None of that, of course, applies to the president of the United States. As far as the chief executive is concerned, there's no enforcement mechanism in the law.
"The Presidential Records Act is set up on the notion -- like all of our laws -- that people are going to comply," notes a lawyer who follows these issues after service in the Justice Department in both the Reagan and George H.W. Bush administrations. "There isn't really a clear legal way to hold the president accountable for this stuff."
The Records Act gives the president entirely appropriate discretion to control the disposition of his or her records not only in the White House but for a number of years after. There are plenty of areas -- personnel decisions, for example -- in which a former president might not want sensitive documents released for a long time. Within limits, it is the president who makes those decisions.
But that's assuming records are kept at all in some way that federal officials have access to them. The lesson of the Clinton email affair is that Hillary Clinton is inclined to set up secret, tightly limited and carefully controlled systems that are outside the reach of federal officials. When Congress expressed an interest in examining Clinton's server, her personal attorney told lawmakers to forget about it -- the whole thing, backups included, had been erased.
What would happen in an entirely plausible scenario in which Clinton did something similar in the White House? After all, a President Hillary Clinton would have far more power to set up a secretive system of communications than a Secretary of State Hillary Clinton. Who could tell her no?

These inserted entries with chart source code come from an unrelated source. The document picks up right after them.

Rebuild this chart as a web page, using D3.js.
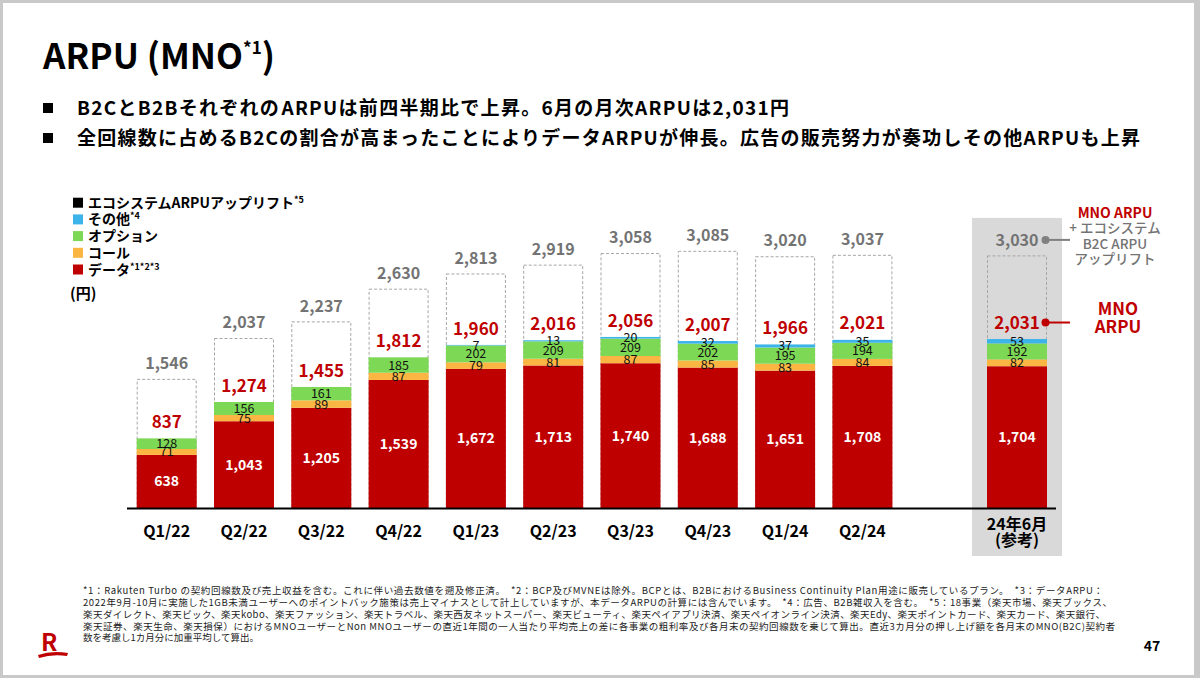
<!DOCTYPE html>
<html><head><meta charset="utf-8">
<script src="https://cdn.jsdelivr.net/npm/d3@7"></script>
<style>body{margin:0;background:#fff} svg{display:block} text{font-family:"Noto Sans CJK JP","Noto Sans",sans-serif}</style>
</head><body><svg id="c" width="1200" height="678"></svg>
<script>
const categories = ["Q1/22","Q2/22","Q3/22","Q4/22","Q1/23","Q2/23","Q3/23","Q4/23","Q1/24","Q2/24","24年6月"];
const lastCategoryNote = "(参考)";
const dataArpu   = [638,1043,1205,1539,1672,1713,1740,1688,1651,1708,1704];
const callArpu   = [71,75,89,87,79,81,87,85,83,84,82];
const optionArpu = [128,156,161,185,202,209,209,202,195,194,192];
const otherArpu  = [0,0,0,0,7,13,20,32,37,35,53];
const mnoArpu    = [837,1274,1455,1812,1960,2016,2056,2007,1966,2021,2031];
const totalArpu  = [1546,2037,2237,2630,2813,2919,3058,3085,3020,3037,3030];
const legendNames = ["エコシステムARPUアップリフト","その他","オプション","コール","データ"];
const legendSups  = ["*5","*4","","","*1*2*3"];
const title = "ARPU (MNO";
const titleSup = "*1";
const bullets = ["B2CとB2Bそれぞれの​ARPUは前四半期比で上昇。6月の月次ARPUは2,031円",
  "全回線数に占めるB2Cの割合が高まったことによりデータARPUが伸長。広告の販売努力が奏功しその他ARPUも上昇"];
const footnotes = [
  "*1：Rakuten Turbo の契約回線数及び売上収益を含む。これに伴い過去数値を遡及修正済。　*2：BCP及びMVNEは除外。BCPとは、B2BにおけるBusiness Continuity Plan用途に販売しているプラン。　*3：データARPU：",
  "2022年9月-10月に実施した1GB未満ユーザーへのポイントバック施策は売上マイナスとして計上していますが、本データARPUの計算には含んでいます。　*4：広告、B2B雑収入を含む。　*5：18事業（楽天市場、楽天ブックス、",
  "楽天ダイレクト、楽天ビック、楽天kobo、楽天ファッション、楽天トラベル、楽天西友ネットスーパー、楽天ビューティ、楽天ペイアプリ決済、楽天ペイオンライン決済、楽天Edy、楽天ポイントカード、楽天カード、楽天銀行、",
  "楽天証券、楽天生命、楽天損保）におけるMNOユーザーとNon MNOユーザーの直近1年間の一人当たり平均売上の差に各事業の粗利率及び各月末の契約回線数を乗じて算出。直近3カ月分の押し上げ額を各月末のMNO(B2C)契約者",
  "数を考慮し1カ月分に加重平均して算出。"];
const annoTop = ["MNO ARPU","+ エコシステム","B2C ARPU","アップリフト"];
const annoMid = ["MNO","ARPU"];
const unitLabel = "(円)";
const pageNo = "47";

const RED="#bf0000", GRAY="#737373";
const colors = {data:RED, call:"#fbb543", option:"#7dd855", other:"#3db4e9"};
const legendColors = ["#000", colors.other, colors.option, colors.call, colors.data];

const svg = d3.select("#c");
svg.append("rect").attr("width",1200).attr("height",678).attr("fill","#c9c9c9");
svg.append("rect").attr("x",3).attr("y",3).attr("width",1191).attr("height",672).attr("fill","#fff");

// title
const t = svg.append("text").attr("x",43).attr("y",69).attr("font-size",35).attr("font-weight",700).attr("fill","#000");
t.append("tspan").text(title);
t.append("tspan").attr("font-size",17).attr("dy",-15).text(titleSup);
t.append("tspan").attr("dy",15).text(")");

// bullets
const bulletCenters=[108,138], bulletLens=[712,1063];
bullets.forEach((b,i)=>{
  svg.append("rect").attr("x",43).attr("y",bulletCenters[i]-5).attr("width",10).attr("height",10).attr("fill","#000");
  svg.append("text").attr("x",77).attr("y",bulletCenters[i]).attr("dy","0.36em")
    .attr("font-size",19).attr("font-weight",700).attr("textLength",bulletLens[i]).attr("lengthAdjust","spacing").text(b);
});

// legend
legendNames.forEach((n,i)=>{
  const cy = 202.7 + i*16.7;
  svg.append("rect").attr("x",73).attr("y",cy-5).attr("width",10).attr("height",10).attr("fill",legendColors[i]);
  const tx = svg.append("text").attr("x",88).attr("y",cy).attr("dy","0.36em").attr("font-size",14).attr("font-weight",700);
  tx.append("tspan").text(n);
  if(legendSups[i]) tx.append("tspan").attr("font-size",9).attr("dy",-5).text(legendSups[i]);
});
svg.append("text").attr("x",70).attr("y",294).attr("dy","0.36em").attr("font-size",15).attr("font-weight",700).text(unitLabel);

// scales
const slots = categories.slice(0,-1).concat([" ", categories[categories.length-1]]);
const x = d3.scaleBand().domain(slots).range([136.7,1047]).paddingInner(0.224).paddingOuter(0);
const y = d3.scaleLinear().domain([0,3300]).range([508, 508-3300*0.0832]);
const bw = x.bandwidth();
const lastCat = categories[categories.length-1];
const li = categories.length-1;

// reference background
svg.append("rect").attr("x",x(lastCat)-15).attr("y",y(totalArpu[li])-38)
  .attr("width",bw+30).attr("height",556-(y(totalArpu[li])-38)).attr("fill","#d9d9d9");

const rows = categories.map((c,i)=>({cat:c,i,data:dataArpu[i],call:callArpu[i],option:optionArpu[i],other:otherArpu[i]}));

// dashed uplift boxes
svg.append("g").selectAll("rect").data(rows).join("rect")
  .attr("x",d=>x(d.cat)+0.5).attr("width",bw-1)
  .attr("y",d=>y(totalArpu[d.i])).attr("height",d=>y(0)-y(totalArpu[d.i]))
  .attr("fill",d=>d.cat===lastCat?"none":"#fff").attr("stroke","#a6a6a6").attr("stroke-width",1).attr("stroke-dasharray","3,2");

const keys=["data","call","option","other"];
const stack = d3.stack().keys(keys)(rows);
const gBars = svg.append("g");
stack.forEach(s=>{
  gBars.selectAll(null).data(s).join("rect")
    .attr("x",d=>x(d.data.cat)).attr("width",bw)
    .attr("y",d=>y(d[1])).attr("height",d=>Math.max(0,y(d[0])-y(d[1])))
    .attr("fill",colors[s.key]);
});
// segment labels
stack.forEach(s=>{
  gBars.selectAll(null).data(s.filter(d=>d.data[s.key]>0)).join("text")
    .attr("x",d=>x(d.data.cat)+bw/2).attr("y",d=>(y(d[0])+y(d[1]))/2).attr("dy","0.36em")
    .attr("text-anchor","middle")
    .attr("font-size",s.key==="data"?14:12.5)
    .attr("font-weight",s.key==="data"?700:400)
    .attr("fill",s.key==="data"?"#fff":"#111")
    .text(d=>d3.format(",")(d.data[s.key]));
});
// MNO ARPU labels
svg.append("g").selectAll("text").data(rows).join("text")
  .attr("x",d=>x(d.cat)+bw/2).attr("y",d=>y(mnoArpu[d.i])-16.5).attr("dy","0.36em")
  .attr("text-anchor","middle").attr("font-size",17).attr("font-weight",700).attr("fill",RED)
  .text(d=>d3.format(",")(mnoArpu[d.i]));
// total labels
svg.append("g").selectAll("text").data(rows).join("text")
  .attr("x",d=>x(d.cat)+bw/2).attr("y",d=>y(totalArpu[d.i])-16).attr("dy","0.36em")
  .attr("text-anchor","middle").attr("font-size",16).attr("font-weight",700).attr("fill",GRAY)
  .text(d=>d3.format(",")(totalArpu[d.i]));

// axis line
svg.append("line").attr("x1",127).attr("x2",1056).attr("y1",508.5).attr("y2",508.5).attr("stroke","#000").attr("stroke-width",2);
// x labels
svg.append("g").selectAll("text").data(categories.slice(0,-1)).join("text")
  .attr("x",d=>x(d)+bw/2).attr("y",531).attr("dy","0.36em").attr("text-anchor","middle")
  .attr("font-size",16).attr("font-weight",700).text(d=>d);
svg.append("text").attr("x",x(lastCat)+bw/2).attr("y",524).attr("dy","0.36em").attr("text-anchor","middle")
  .attr("font-size",16).attr("font-weight",700).text(lastCat);
svg.append("text").attr("x",x(lastCat)+bw/2).attr("y",540).attr("dy","0.36em").attr("text-anchor","middle")
  .attr("font-size",16).attr("font-weight",700).text(lastCategoryNote);

// annotations for last bar
const dx = x(lastCat)+bw-1.5;
const yTot = y(totalArpu[li])-16, yMno = y(mnoArpu[li])-16.5;
svg.append("line").attr("x1",dx).attr("x2",1070).attr("y1",yTot).attr("y2",yTot).attr("stroke","#808080").attr("stroke-width",2);
svg.append("circle").attr("cx",dx).attr("cy",yTot).attr("r",4).attr("fill","#808080");
svg.append("line").attr("x1",dx).attr("x2",1070).attr("y1",yMno).attr("y2",yMno).attr("stroke",RED).attr("stroke-width",2);
svg.append("circle").attr("cx",dx).attr("cy",yMno).attr("r",4).attr("fill",RED);
annoTop.forEach((s,i)=>{
  svg.append("text").attr("x",1115).attr("y",213+i*15.5).attr("dy","0.36em").attr("text-anchor","middle")
    .attr("font-size",i===0?14:13.5).attr("font-weight",i===0?700:500).attr("fill",i===0?RED:GRAY).text(s);
});
annoMid.forEach((s,i)=>{
  svg.append("text").attr("x",1118).attr("y",309+i*17.5).attr("dy","0.36em").attr("text-anchor","middle")
    .attr("font-size",17).attr("font-weight",700).attr("fill",RED).text(s);
});

// footnotes
const fnLens=[1020,1029,1022,1032,null];
footnotes.forEach((f,i)=>{
  const tt = svg.append("text").attr("x",83).attr("y",591+i*11.75).attr("dy","0.36em")
    .attr("font-size",9.5).attr("fill","#222").text(f);
  if(fnLens[i]) tt.attr("textLength",fnLens[i]).attr("lengthAdjust","spacing");
});

// logo
svg.append("text").attr("x",41).attr("y",651).attr("font-size",24).attr("font-weight",700).attr("fill",RED).text("R");
svg.append("path").attr("d","M38,655 Q52,650 68,653 L67,656 Q52,654 39,658 Z").attr("fill",RED);
svg.append("text").attr("x",1152).attr("y",646).attr("dy","0.36em").attr("text-anchor","middle")
  .attr("font-size",14).attr("font-weight",700).text(pageNo);
</script></body></html>
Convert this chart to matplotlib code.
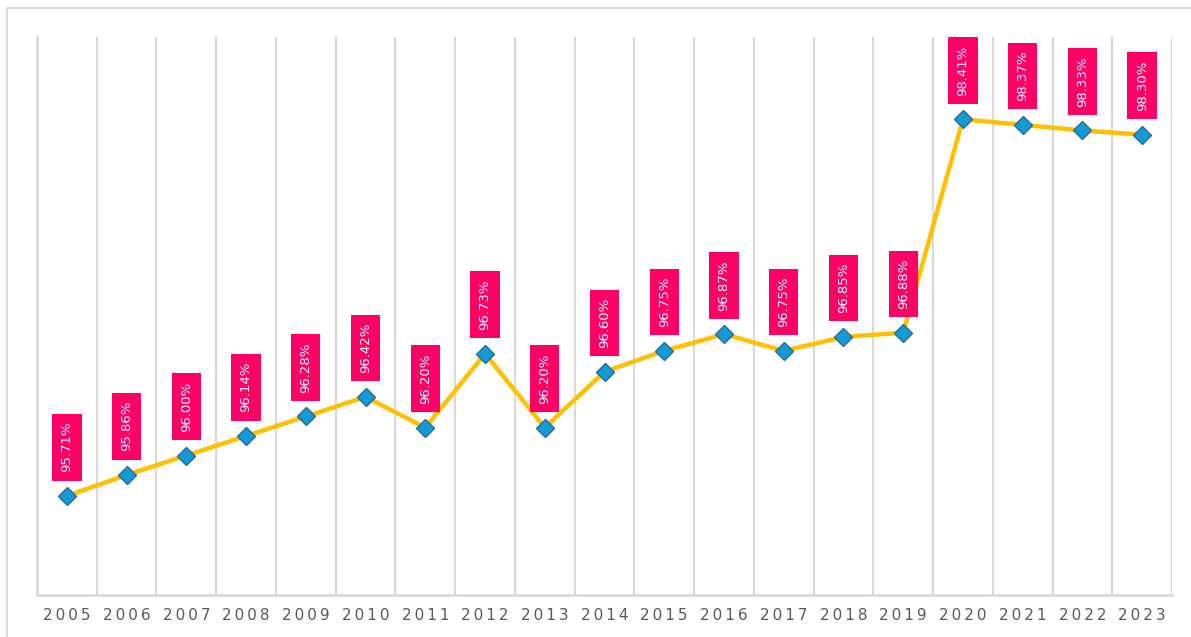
import matplotlib
matplotlib.use("Agg")
import matplotlib.pyplot as plt
from matplotlib.lines import Line2D

years = ['2005', '2006', '2007', '2008', '2009', '2010', '2011', '2012', '2013', '2014',
         '2015', '2016', '2017', '2018', '2019', '2020', '2021', '2022', '2023']
values = [95.71, 95.86, 96.00, 96.14, 96.28, 96.42, 96.20, 96.73, 96.20, 96.60,
          96.75, 96.87, 96.75, 96.85, 96.88, 98.41, 98.37, 98.33, 98.30]

grid_color = '#D9D9D9'

fig = plt.figure(figsize=(11.91, 6.37), dpi=100)
ax = fig.add_axes([37 / 1191, 42 / 637, (1172 - 37) / 1191, (595 - 37) / 637])

x = list(range(len(years)))
ax.plot(x, values, color='#FFC000', lw=3.2, zorder=3,
        marker='D', markersize=9, markerfacecolor='#129BD6',
        markeredgecolor='#2B6A8E', markeredgewidth=1.0)

# rotated value labels in pink boxes above each point
for xi, v in zip(x, values):
    ax.annotate(f'{v:.2f}%', (xi, v), xytext=(0, 17), textcoords='offset points',
                rotation=90, ha='center', va='bottom', color='white', fontsize=9.5,
                bbox=dict(boxstyle='square,pad=0.62', fc='#FF0066', ec='none'), zorder=4)

ax.set_xlim(-0.5, len(years) - 0.5)
ax.set_ylim(95.0, 99.0)
ax.set_yticks([])
ax.set_xticks(x)
ax.set_xticklabels(['\u2009'.join(y) for y in years], fontsize=11, color='#595959')
ax.tick_params(axis='x', length=0, pad=9)

for b in range(len(years)):
    ax.axvline(b + 0.5, color=grid_color, lw=1.5, zorder=1)

for side in ['top', 'right']:
    ax.spines[side].set_visible(False)
for side in ['left', 'bottom']:
    ax.spines[side].set_color(grid_color)
    ax.spines[side].set_linewidth(2)

# outer frame (top and left)
fig.add_artist(Line2D([7 / 1191, 1], [1 - 7.5 / 637, 1 - 7.5 / 637], color=grid_color, lw=1.5))
fig.add_artist(Line2D([7 / 1191, 7 / 1191], [0, 1 - 7.5 / 637], color=grid_color, lw=1.5))

fig.savefig('out.png', dpi=100)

No one -- at least until the story became a public issue. "Ultimately, this relies on the presence of some ethical people around the president, who feel obliged to blow the whistle on wrongdoing they can't rectify internally," says Bradford Berenson, who served in the George W. Bush White House counsel's office, "plus congressional overseers (dependent upon the opposite party having one house of Congress), and finally, the press."
The problem isn't entirely new. Barack Obama is the first president to use email, but it's been around the White House for years, and an email scandal of sorts broke out in the W. Bush years, mostly having to do with the CIA leak case. A President Hillary Clinton, if she behaved in a way similar to the way she behaved as secretary of state, could create a scandal of far bigger proportions.
Ultimately, the Presidential Records Act depends on the honesty of the president. That's not Clinton's strong suit. Recent polls have shown substantial numbers of Americans do not believe she is honest and trustworthy. After the State Department experience, they would have good reason to be suspicious of her in the White House.
Don't look for this to become a big campaign issue -- compliance with the Presidential Records Act is not exactly the most critical issue facing voters in 2016. But as far as Hillary Clinton is concerned, it could be a harbinger of bigger problems to come.